(Data lines):
╔══

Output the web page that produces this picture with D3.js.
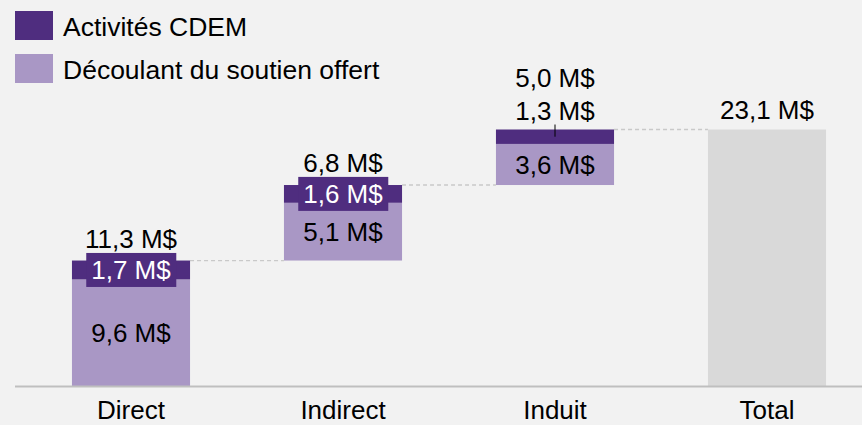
<!DOCTYPE html>
<html>
<head>
<meta charset="utf-8">
<script src="https://cdn.jsdelivr.net/npm/d3@7/dist/d3.min.js"></script>
<style>
  body { margin: 0; background: #f2f2f2; }
  svg { display: block; font-family: "Liberation Sans", Arial, sans-serif; }
</style>
</head>
<body>
<div id="chart"></div>
<script>
// data
const categories = ['Direct', 'Indirect', 'Induit', 'Total'];
const totals = [11.3, 6.8, 5.0, 23.1];
const cdem = [1.7, 1.6, 1.3, null];      // Activités CDEM
const soutien = [9.6, 5.1, 3.6, null];   // Découlant du soutien offert
const legendLabels = ['Activités CDEM', 'Découlant du soutien offert'];

const width = 862, height = 425;
const dark = '#4f2d7f', light = '#a997c5', grey = '#d9d9d9';
const fmt = v => d3.format('.1f')(v).replace('.', ',') + ' M$';

const svg = d3.select('#chart').append('svg')
  .attr('width', width)
  .attr('height', height);

const x = d3.scaleBand()
  .domain(categories)
  .range([25, 873])
  .paddingInner(0.443)
  .paddingOuter(0.2215);

const y = d3.scaleLinear()
  .domain([0, 23.1])
  .range([386, 129.5]);

// running base of each step in the waterfall
let acc = 0;
const steps = categories.map((c, i) => {
  const isTotal = i === categories.length - 1;
  const base = isTotal ? 0 : acc;
  const top = base + totals[i];
  if (!isTotal) acc = top;
  return { cat: c, base, top, total: totals[i], cdem: cdem[i], soutien: soutien[i], isTotal };
});

// dashed connectors
steps.slice(0, -1).forEach((d, i) => {
  const next = steps[i + 1];
  svg.append('line')
    .attr('x1', x(d.cat) + x.bandwidth())
    .attr('x2', x(next.cat))
    .attr('y1', y(d.top)).attr('y2', y(d.top))
    .attr('stroke', '#c9c9c9')
    .attr('stroke-width', 1.3)
    .attr('stroke-dasharray', '4,3');
});

const g = svg.selectAll('.step').data(steps).enter().append('g').attr('class', 'step');

// total bar
g.filter(d => d.isTotal).append('rect')
  .attr('x', d => x(d.cat))
  .attr('width', x.bandwidth())
  .attr('y', d => y(d.top))
  .attr('height', d => y(d.base) - y(d.top))
  .attr('fill', grey);

const stacked = g.filter(d => !d.isTotal);

// lower part: soutien
stacked.append('rect')
  .attr('x', d => x(d.cat))
  .attr('width', x.bandwidth())
  .attr('y', d => y(d.top - d.cdem))
  .attr('height', d => y(d.base) - y(d.top - d.cdem))
  .attr('fill', light);

// upper part: CDEM
stacked.append('rect')
  .attr('x', d => x(d.cat))
  .attr('width', x.bandwidth())
  .attr('y', d => y(d.top))
  .attr('height', d => y(d.top - d.cdem) - y(d.top))
  .attr('fill', dark);

const fs = 26;
const cx = d => x(d.cat) + x.bandwidth() / 2;

// soutien labels
stacked.append('text')
  .attr('x', cx)
  .attr('y', d => (y(d.base) + y(d.top - d.cdem)) / 2)
  .attr('dy', '0.35em')
  .attr('text-anchor', 'middle')
  .attr('font-size', fs)
  .attr('fill', '#000')
  .text(d => fmt(d.soutien));

// CDEM labels: inside a dark box when the segment is big enough, else above with a tick
stacked.each(function(d) {
  const sel = d3.select(this);
  const segH = y(d.top - d.cdem) - y(d.top);
  const mid = (y(d.top) + y(d.top - d.cdem)) / 2;
  if (segH > 16) {
    const t = sel.append('text')
      .attr('x', cx(d))
      .attr('y', mid)
      .attr('dy', '0.35em')
      .attr('text-anchor', 'middle')
      .attr('font-size', fs)
      .attr('fill', '#fff')
      .text(fmt(d.cdem));
    const bb = t.node().getBBox();
    sel.insert('rect', 'text')
      .attr('x', bb.x - 5)
      .attr('width', bb.width + 10)
      .attr('y', mid - 17)
      .attr('height', 34)
      .attr('fill', dark);
    sel.append('text')
      .attr('x', cx(d))
      .attr('y', mid - 17 - 5)
      .attr('text-anchor', 'middle')
      .attr('font-size', fs)
      .text(fmt(d.total));
  } else {
    sel.append('line')
      .attr('x1', cx(d)).attr('x2', cx(d))
      .attr('y1', y(d.top) - 5).attr('y2', mid)
      .attr('stroke', '#000')
      .attr('stroke-width', 1);
    sel.append('text')
      .attr('x', cx(d))
      .attr('y', y(d.top) - 10)
      .attr('text-anchor', 'middle')
      .attr('font-size', fs)
      .text(fmt(d.cdem));
    sel.append('text')
      .attr('x', cx(d))
      .attr('y', y(d.top) - 43)
      .attr('text-anchor', 'middle')
      .attr('font-size', fs)
      .text(fmt(d.total));
  }
});

// total label
g.filter(d => d.isTotal).append('text')
  .attr('x', cx)
  .attr('y', d => y(d.top) - 11)
  .attr('text-anchor', 'middle')
  .attr('font-size', fs)
  .text(d => fmt(d.total));

// x axis
const xAxis = svg.append('g')
  .attr('transform', 'translate(0,386)')
  .call(d3.axisBottom(x).tickSize(0).tickPadding(15));
xAxis.select('.domain').remove();
xAxis.selectAll('text')
  .attr('font-size', fs)
  .attr('font-family', '"Liberation Sans", Arial, sans-serif')
  .attr('fill', '#000');
svg.append('line')
  .attr('x1', 15).attr('x2', width)
  .attr('y1', 386.5).attr('y2', 386.5)
  .attr('stroke', '#bfbfbf')
  .attr('stroke-width', 2);

// legend
const legend = svg.append('g').attr('transform', 'translate(15,11)');
legendLabels.forEach((lab, i) => {
  legend.append('rect')
    .attr('x', 0).attr('y', i * 43)
    .attr('width', 38).attr('height', 29)
    .attr('fill', i === 0 ? dark : light);
  legend.append('text')
    .attr('x', 48).attr('y', i * 43 + 25)
    .attr('font-size', 26.5)
    .text(lab);
});
</script>
</body>
</html>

╚══

(Problem description): Transcribe the whole listing, character for character, but not its images.

(Finished exercise):
Output the web page that produces this picture with D3.js.
<!DOCTYPE html>
<html>
<head>
<meta charset="utf-8">
<script src="https://cdn.jsdelivr.net/npm/d3@7/dist/d3.min.js"></script>
<style>
  body { margin: 0; background: #f2f2f2; }
  svg { display: block; font-family: "Liberation Sans", Arial, sans-serif; }
</style>
</head>
<body>
<div id="chart"></div>
<script>
// data
const categories = ['Direct', 'Indirect', 'Induit', 'Total'];
const totals = [11.3, 6.8, 5.0, 23.1];
const cdem = [1.7, 1.6, 1.3, null];      // Activités CDEM
const soutien = [9.6, 5.1, 3.6, null];   // Découlant du soutien offert
const legendLabels = ['Activités CDEM', 'Découlant du soutien offert'];

const width = 862, height = 425;
const dark = '#4f2d7f', light = '#a997c5', grey = '#d9d9d9';
const fmt = v => d3.format('.1f')(v).replace('.', ',') + ' M$';

const svg = d3.select('#chart').append('svg')
  .attr('width', width)
  .attr('height', height);

const x = d3.scaleBand()
  .domain(categories)
  .range([25, 873])
  .paddingInner(0.443)
  .paddingOuter(0.2215);

const y = d3.scaleLinear()
  .domain([0, 23.1])
  .range([386, 129.5]);

// running base of each step in the waterfall
let acc = 0;
const steps = categories.map((c, i) => {
  const isTotal = i === categories.length - 1;
  const base = isTotal ? 0 : acc;
  const top = base + totals[i];
  if (!isTotal) acc = top;
  return { cat: c, base, top, total: totals[i], cdem: cdem[i], soutien: soutien[i], isTotal };
});

// dashed connectors
steps.slice(0, -1).forEach((d, i) => {
  const next = steps[i + 1];
  svg.append('line')
    .attr('x1', x(d.cat) + x.bandwidth())
    .attr('x2', x(next.cat))
    .attr('y1', y(d.top)).attr('y2', y(d.top))
    .attr('stroke', '#c9c9c9')
    .attr('stroke-width', 1.3)
    .attr('stroke-dasharray', '4,3');
});

const g = svg.selectAll('.step').data(steps).enter().append('g').attr('class', 'step');

// total bar
g.filter(d => d.isTotal).append('rect')
  .attr('x', d => x(d.cat))
  .attr('width', x.bandwidth())
  .attr('y', d => y(d.top))
  .attr('height', d => y(d.base) - y(d.top))
  .attr('fill', grey);

const stacked = g.filter(d => !d.isTotal);

// lower part: soutien
stacked.append('rect')
  .attr('x', d => x(d.cat))
  .attr('width', x.bandwidth())
  .attr('y', d => y(d.top - d.cdem))
  .attr('height', d => y(d.base) - y(d.top - d.cdem))
  .attr('fill', light);

// upper part: CDEM
stacked.append('rect')
  .attr('x', d => x(d.cat))
  .attr('width', x.bandwidth())
  .attr('y', d => y(d.top))
  .attr('height', d => y(d.top - d.cdem) - y(d.top))
  .attr('fill', dark);

const fs = 26;
const cx = d => x(d.cat) + x.bandwidth() / 2;

// soutien labels
stacked.append('text')
  .attr('x', cx)
  .attr('y', d => (y(d.base) + y(d.top - d.cdem)) / 2)
  .attr('dy', '0.35em')
  .attr('text-anchor', 'middle')
  .attr('font-size', fs)
  .attr('fill', '#000')
  .text(d => fmt(d.soutien));

// CDEM labels: inside a dark box when the segment is big enough, else above with a tick
stacked.each(function(d) {
  const sel = d3.select(this);
  const segH = y(d.top - d.cdem) - y(d.top);
  const mid = (y(d.top) + y(d.top - d.cdem)) / 2;
  if (segH > 16) {
    const t = sel.append('text')
      .attr('x', cx(d))
      .attr('y', mid)
      .attr('dy', '0.35em')
      .attr('text-anchor', 'middle')
      .attr('font-size', fs)
      .attr('fill', '#fff')
      .text(fmt(d.cdem));
    const bb = t.node().getBBox();
    sel.insert('rect', 'text')
      .attr('x', bb.x - 5)
      .attr('width', bb.width + 10)
      .attr('y', mid - 17)
      .attr('height', 34)
      .attr('fill', dark);
    sel.append('text')
      .attr('x', cx(d))
      .attr('y', mid - 17 - 5)
      .attr('text-anchor', 'middle')
      .attr('font-size', fs)
      .text(fmt(d.total));
  } else {
    sel.append('line')
      .attr('x1', cx(d)).attr('x2', cx(d))
      .attr('y1', y(d.top) - 5).attr('y2', mid)
      .attr('stroke', '#000')
      .attr('stroke-width', 1);
    sel.append('text')
      .attr('x', cx(d))
      .attr('y', y(d.top) - 10)
      .attr('text-anchor', 'middle')
      .attr('font-size', fs)
      .text(fmt(d.cdem));
    sel.append('text')
      .attr('x', cx(d))
      .attr('y', y(d.top) - 43)
      .attr('text-anchor', 'middle')
      .attr('font-size', fs)
      .text(fmt(d.total));
  }
});

// total label
g.filter(d => d.isTotal).append('text')
  .attr('x', cx)
  .attr('y', d => y(d.top) - 11)
  .attr('text-anchor', 'middle')
  .attr('font-size', fs)
  .text(d => fmt(d.total));

// x axis
const xAxis = svg.append('g')
  .attr('transform', 'translate(0,386)')
  .call(d3.axisBottom(x).tickSize(0).tickPadding(15));
xAxis.select('.domain').remove();
xAxis.selectAll('text')
  .attr('font-size', fs)
  .attr('font-family', '"Liberation Sans", Arial, sans-serif')
  .attr('fill', '#000');
svg.append('line')
  .attr('x1', 15).attr('x2', width)
  .attr('y1', 386.5).attr('y2', 386.5)
  .attr('stroke', '#bfbfbf')
  .attr('stroke-width', 2);

// legend
const legend = svg.append('g').attr('transform', 'translate(15,11)');
legendLabels.forEach((lab, i) => {
  legend.append('rect')
    .attr('x', 0).attr('y', i * 43)
    .attr('width', 38).attr('height', 29)
    .attr('fill', i === 0 ? dark : light);
  legend.append('text')
    .attr('x', 48).attr('y', i * 43 + 25)
    .attr('font-size', 26.5)
    .text(lab);
});
</script>
</body>
</html>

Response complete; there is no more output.